There, then, is the climax of the more human side of the story of conquest. But on the structural side the evidence for that event and for its sequel is no less vivid. On the topmost Belgic road-metal, in both portals of the eastern entrance but particularly in the southern, excavation revealed the tumbled stones from the massive walls that had formerly flanked the entrances. Here and there the fallen stones lay overlapping, like a collapsed pack of cards, in the sequence in which they had formerly stood as a vertical wall. With them was no cascade of rampart-earth such as might have implied a fall through subsidence, even could one presuppose the coincidence of the simultaneous fall of every part of the structure; the walls had been deliberately pulled down and no attempt had been made to replace them. But that was not all. Over the debris in each portal a new road had been built, metalled like the Belgic roads now buried beneath them. The new roads partially covered the surviving bases of the flanking walls, showing that the condition of these today is identical with their condition at the time of the road-building and confirming the permanence of the structural ruin. No provision of any kind was made in the new scheme for a gate; not a single post-hole was associated with the new road, and indeed the mutilated rampart-ends would have provided a poor setting for a fixed barrier. The implications of all this are evident. The entrance had been systematically “slighted’ and its military value reduced permanently to a minimum; but traffic through it did not cease, no interval occurred in the continuity of the occupation.

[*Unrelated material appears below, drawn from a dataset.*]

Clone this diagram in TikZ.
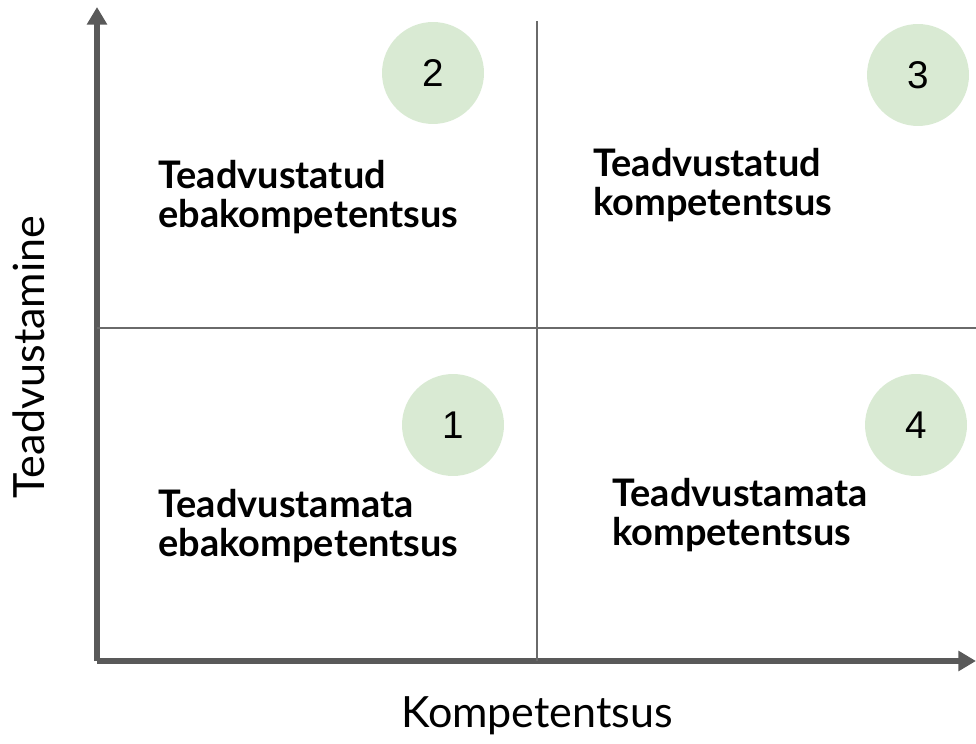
\documentclass[tikz,border=0pt]{standalone}
\usepackage{fontspec}
\setmainfont{Lato}
\newfontfamily\digitfont{Liberation Sans}
\usetikzlibrary{positioning,arrows.meta}
\definecolor{axisgray}{HTML}{595959}
\definecolor{linegray}{HTML}{6A6A6A}
\definecolor{stagegreen}{HTML}{D9EAD3}

\begin{document}
\begin{tikzpicture}[x=0.02cm,y=-0.02cm]

\tikzset{
	axis/.style={
		draw=axisgray,
		line width=3.4pt,
		-{Triangle[length=10pt,width=11pt]}
	}
}

\tikzset{
	divider/.style={
		draw=linegray,
		line width=1.1pt
	}
}

\tikzset{
	stage/.style={
		circle,
		fill=stagegreen,
		minimum size=2.04cm,
		inner sep=0pt,
		font=\digitfont\fontsize{22}{22}\selectfont
	}
}

\tikzset{
	quadrant/.style={
		anchor=base west,
		align=left,
		inner sep=0pt,
		font=\fontsize{21.6}{22}\selectfont\bfseries
	}
}

\tikzset{
	axislabel/.style={
		inner sep=0pt,
		font=\fontsize{24.5}{24.5}\selectfont
	}
}

\useasboundingbox (0,0) rectangle (976,743);

% axes
\coordinate (origin) at (97,661);
\coordinate (yend) at (97,7);
\coordinate (xend) at (976,661);
\draw[axis] (origin) -- (yend);
\draw[axis] (origin) -- (xend);

% quadrant lines
\coordinate (vtop) at (537,21);
\coordinate (vbottom) at (537,661);
\coordinate (hleft) at (97,328);
\coordinate (hright) at (976,328);
\draw[divider] (vtop) -- (vbottom);
\draw[divider] (hleft) -- (hright);

% stages
\node[stage] (stage1) at (453,425) {1};
\node[stage] (stage2) at (433,73) {2};
\node[stage] (stage3) at (918,75) {3};
\node[stage] (stage4) at (916,425) {4};

% quadrant texts (anchored at the last line)
\node[quadrant] (unconsciousinc) at (158,556) {Teadvustamata\\ebakompetentsus};
\node[quadrant] (consciousinc) at (158,227) {Teadvustatud\\ebakompetentsus};
\node[quadrant] (consciouscomp) at (593,215) {Teadvustatud\\kompetentsus};
\node[quadrant] (unconsciouscomp) at (612,545) {Teadvustamata\\kompetentsus};

% axis labels
\node[axislabel, anchor=base] (xlabel) at (537,727) {Kompetentsus};
\node[axislabel, anchor=base, rotate=90] (ylabel) at (44,357) {Teadvustamine};

\end{tikzpicture}
\end{document}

The picture is now complete in outline. Disarmed at the Roman Conquest, Maiden Castle remained in use for about a quarter of a century after the invasion, a pre-Roman city still in all essentials, partaking only a little of the cultural equipment of its conquerors. The picture is a reasonable and convincing one. The first generation of Roman rule was preoccupied with the subjugation of the difficult hill-countries of the north and west, with the development of mining areas, the planning of arterial roads, the founding or development of those few towns which had an immediate military or commercial function. Dorset offered, it is true, iron ore on a modest scale; but between Sussex and the Mendips there was little mineral wealth to attract the Roman prospector in the first flush of conquest. Wessex could wait. There was no urgent need to upset the traditional economic basis of the urbanized peasantry which crowded the downlands. To do so would have been to court added political difficulties at a time when difficulties were already manifold. It was better that, under surveillance, the Wessex farmers should for a time (and doubtless in return for the periodical payment of just or unjust dues) be allowed to maintain themselves in the fashion which they knew. The removal or, alternatively, the ennoblement of their rulers would rob them of independent leadership. A few police patrols would do the rest.